Co-ordinator of the project Alison Waring said: “1.5 to 6 per cent of the population is affected by hoarding in some way and not only affects the hoarder but has a huge impact on their immediate family, friends and neighbours. The idea to set up this project came from partnership working with colleagues at Nottinghamshire County Council, when we identified that hoarders for example, can find themselves living in tents and unable to access their homes.
“Hoarding is a way of life for some and is an addiction. This funding from Nottinghamshire County Council’s Local Improvement Scheme is essential to ensure we can continue the vital work we do in the community with local people affected by this.”
People who need help to clear their properties in Mansfield and Ashfield are referred to Jigsaw by a range of services including Councils across the district, Occupational Therapists, Social Workers, Fire and Police Services.
Alison says that there are a wide range of hoarders who need help with their addiction, she has attended houses that are verminous and with no access at all due to their hoarding addiction. She has worked with food hoarders, paper collectors, toiletries, general waste, clothes and shoes. A lot of people due to ill health just can’t manage, clean and dispose of things themselves and are very lonely and isolated.
Councillor Gordon Wheeler, Vice-Chairman of the Communities and Place Committee, at Nottinghamshire County Council, said: “We are very pleased that we have been able to support such a worthwhile project. Jigsaw really does change lives and helps people to live with their hoarding addiction while improving their living environment.”

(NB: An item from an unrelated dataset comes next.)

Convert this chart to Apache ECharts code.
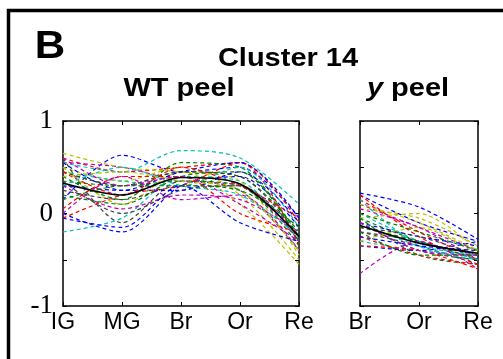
<!DOCTYPE html>
<html>
<head>
<meta charset="utf-8">
<script src="https://cdn.jsdelivr.net/npm/echarts@6/dist/echarts.min.js"></script>
<style>
html, body { margin: 0; padding: 0; background: #fff; }
#chart { width: 503px; height: 359px; }
</style>
</head>
<body>
<div id="chart"></div>
<script>
// stages
const wtStages = ['IG', 'MG', 'Br', 'Or', 'Re']
const yStages = ['Br', 'Or', 'Re']
const yTickLabels = [-1, 0, 1]

// gene profiles, WT peel (IG, MG, Br, Or, Re)
const wtProfiles = [
  [0.15, 0.63, 0.45, 0.50, -0.05],
  [0.45, 0.30, 0.45, 0.40, -0.20],
  [0.60, 0.45, 0.50, 0.55, -0.10],
  [-0.20, -0.05, 0.40, 0.35, -0.30],
  [0.55, 0.50, 0.35, 0.30, -0.30],
  [0.50, 0.35, 0.50, 0.20, -0.50],
  [0.60, -0.10, 0.35, 0.25, -0.40],
  [0.00, -0.20, 0.30, 0.40, -0.15],
  [0.40, 0.15, 0.55, 0.50, -0.25],
  [-0.05, 0.20, 0.30, 0.55, -0.35],
  [0.55, 0.45, 0.68, 0.60, 0.10],
  [0.30, 0.05, 0.20, 0.15, -0.20],
  [0.65, 0.50, 0.45, 0.35, -0.45],
  [0.35, 0.00, 0.25, 0.30, -0.30],
  [0.30, 0.25, 0.25, 0.45, -0.10],
  [0.35, 0.30, 0.35, 0.30, -0.35],
  [0.05, 0.40, 0.40, 0.00, -0.20],
  [0.45, 0.35, 0.30, 0.50, -0.15],
  [0.00, 0.40, 0.15, 0.20, -0.40],
  [0.50, 0.10, 0.45, 0.10, -0.55],
  [0.45, 0.30, 0.45, 0.40, -0.25],
  [0.55, 0.25, 0.45, 0.55, -0.05],
  [0.20, 0.10, 0.40, 0.45, -0.30],
  [0.45, 0.20, 0.50, 0.30, -0.05],
  [0.30, 0.50, 0.30, 0.20, -0.25],
  [0.60, 0.30, 0.40, 0.10, -0.30],
  [0.40, 0.45, 0.35, 0.25, -0.40],
  [0.25, 0.15, 0.30, 0.30, -0.25],
  [-0.05, -0.15, 0.30, -0.10, -0.30],
  [0.15, 0.30, 0.30, 0.25, -0.15]
]

// same genes, y peel (Br, Or, Re)
const yProfiles = [
  [0.22, 0.07, -0.28],
  [-0.05, -0.30, -0.45],
  [0.15, -0.20, -0.50],
  [-0.10, -0.35, -0.45],
  [0.10, -0.15, -0.40],
  [0.05, -0.05, -0.35],
  [-0.20, -0.35, -0.55],
  [0.20, -0.10, -0.30],
  [-0.15, -0.30, -0.50],
  [0.20, -0.25, -0.55],
  [-0.30, -0.40, -0.45],
  [0.05, -0.15, -0.50],
  [-0.05, 0.00, -0.40],
  [-0.20, -0.30, -0.50],
  [-0.10, -0.25, -0.35],
  [-0.05, -0.45, -0.55],
  [-0.25, -0.45, -0.55],
  [0.00, -0.30, -0.50],
  [-0.65, -0.30, -0.60],
  [-0.30, -0.15, -0.45],
  [-0.10, -0.40, -0.50],
  [-0.35, -0.40, -0.30],
  [-0.20, -0.45, -0.45],
  [-0.35, -0.40, -0.60],
  [0.15, -0.35, -0.50],
  [-0.10, -0.40, -0.45],
  [0.10, -0.10, -0.40],
  [-0.15, -0.25, -0.45],
  [-0.25, -0.35, -0.40],
  [0.00, -0.20, -0.40]
]

// cluster centroid
const wtMean = [0.33, 0.20, 0.39, 0.32, -0.25]
const yMean = [-0.13, -0.32, -0.43]

// matlab line colours b g r c m y k
const palette = ['#0000ff', '#008000', '#ff0000', '#00bfbf', '#bf00bf', '#bfbf00', '#404040']

const chart = echarts.init(document.getElementById('chart'))

const axisLine = { show: true, onZero: false, lineStyle: { color: '#000', width: 1.5 } }
const tick = { show: true, inside: true, length: 4, lineStyle: { color: '#000', width: 1 } }

const makeX = (grid, data, pos, labels) => ({
  type: 'category',
  gridIndex: grid,
  position: pos,
  data: data,
  boundaryGap: false,
  axisLine: axisLine,
  axisTick: { ...tick, alignWithLabel: true },
  axisLabel: labels ? {
    show: true,
    color: '#000',
    fontFamily: 'Liberation Sans',
    fontSize: 23,
    margin: 5
  } : { show: false },
  splitLine: { show: false }
})

const makeY = (grid, pos, labels) => ({
  type: 'value',
  gridIndex: grid,
  position: pos,
  min: -1,
  max: 1,
  interval: 0.5,
  axisLine: axisLine,
  axisTick: tick,
  axisLabel: labels ? {
    show: true,
    color: '#000',
    fontFamily: 'Liberation Serif',
    fontSize: 27,
    margin: 10,
    formatter: (v) => (yTickLabels.indexOf(v) >= 0 ? String(v) : '')
  } : { show: false },
  splitLine: { show: false }
})

const series = []
wtProfiles.forEach((row, i) => {
  series.push({
    type: 'line',
    xAxisIndex: 0,
    yAxisIndex: 0,
    data: row,
    smooth: 0.3,
    symbol: 'none',
    silent: true,
    lineStyle: { color: palette[i % 7], width: 1.2, type: [4, 3] }
  })
})
yProfiles.forEach((row, i) => {
  series.push({
    type: 'line',
    xAxisIndex: 2,
    yAxisIndex: 2,
    data: row,
    smooth: 0.3,
    symbol: 'none',
    silent: true,
    lineStyle: { color: palette[i % 7], width: 1.2, type: [4, 3] }
  })
})
series.push({
  type: 'line', xAxisIndex: 0, yAxisIndex: 0, data: wtMean, smooth: 0.3,
  symbol: 'none', z: 5, lineStyle: { color: '#000', width: 1.6 }
})
series.push({
  type: 'line', xAxisIndex: 2, yAxisIndex: 2, data: yMean, smooth: 0.3,
  symbol: 'none', z: 5, lineStyle: { color: '#000', width: 1.6 }
})

const titleStyle = { fontFamily: 'Liberation Sans', fontWeight: 'bold', fontSize: 25, fill: '#000', align: 'center', verticalAlign: 'middle' }

const options = {
  animation: false,
  backgroundColor: '#fff',
  grid: [
    { left: 63, top: 121, width: 236, height: 185 },
    { left: 360, top: 121, width: 118, height: 185 }
  ],
  xAxis: [
    makeX(0, wtStages, 'bottom', true),
    makeX(0, wtStages, 'top', false),
    makeX(1, yStages, 'bottom', true),
    makeX(1, yStages, 'top', false)
  ],
  yAxis: [
    makeY(0, 'left', true),
    makeY(0, 'right', false),
    makeY(1, 'left', false),
    makeY(1, 'right', false)
  ],
  graphic: [
    {
      type: 'rect',
      shape: { x: 8.5, y: 10.5, width: 600, height: 400 },
      style: { fill: 'none', stroke: '#000', lineWidth: 3.5 }
    },
    {
      type: 'text', x: 50, y: 47, scaleX: 1.08,
      style: { ...titleStyle, text: 'B', fontSize: 39 }
    },
    {
      type: 'text', x: 288, y: 59, scaleX: 1.16,
      style: { ...titleStyle, text: 'Cluster 14' }
    },
    {
      type: 'text', x: 179, y: 89, scaleX: 1.16,
      style: { ...titleStyle, text: 'WT peel' }
    },
    {
      type: 'text', x: 408, y: 89, scaleX: 1.16,
      style: {
        ...titleStyle,
        text: '{i|y} peel',
        rich: { i: { fontFamily: 'Liberation Sans', fontWeight: 'bold', fontStyle: 'italic', fontSize: 25, fill: '#000' } }
      }
    }
  ],
  series: series
}
chart.setOption(options)
window.addEventListener('resize', function () {
  chart && chart.resize()
})
</script>
</body>
</html>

Councillor Joyce Bosnjak, from Nottinghamshire County Council, who supported the application for funding, said: “Jigsaw is well known locally for the tremendous work it does to transform people’s lives. I supported the application for funding for the charity so that it could continue with its excellent work in the local community.”
Dean, from Selston, has been helped by Jigsaw to address hoarding. He said: “My parents had passed away so I was living at home with my dog Tuppence on my own and suffered a stroke. I had nobody in the world. I came out of hospital and I just couldn’t cope or keep my property tidy. My hoarding addiction became worse and many rooms in my house were unusable. I couldn’t access my bed and I was sleeping on a mattress on the floor. I was under the threat of eviction. It was an extremely worrying and bad time in my life and could see no end to it.
“Jigsaw was my lifeline and since I have been working with them we have removed two skips full of rubbish with the help of Ashfield District Council and I am starting to feel more positive about life again. Jigsaw have helped with supporting me as a person, referred me to other agencies for benefit advice, fetching me food parcels from a local Food Bank and taking me to a Christmas Day meal as well as making inroads into clearing my property.”
Jigsaw have recently become a regular member of the Ashfield Hoarders Panel which has been running as a multi-agency panel for over five years focussing on hoarders and the complexities which surround them. The panel focuses on a commitment by organisations who have engaged with the panel to be involved where necessary and to work collectively. Coordinating a joint approach to dealing with cases where residents hoard, with a view to assisting the vulnerable occupant/s and to provide all assistance available across agencies to improve conditions and health outcomes for the occupant/s. The panel also highlights best practice over the county and encourages other agencies to engage in areas to have trials on multi-agency working through Hoarders panels. The panel are pleased that Jigsaw have received further funding and that they are fully engaged in the Ashfield Area.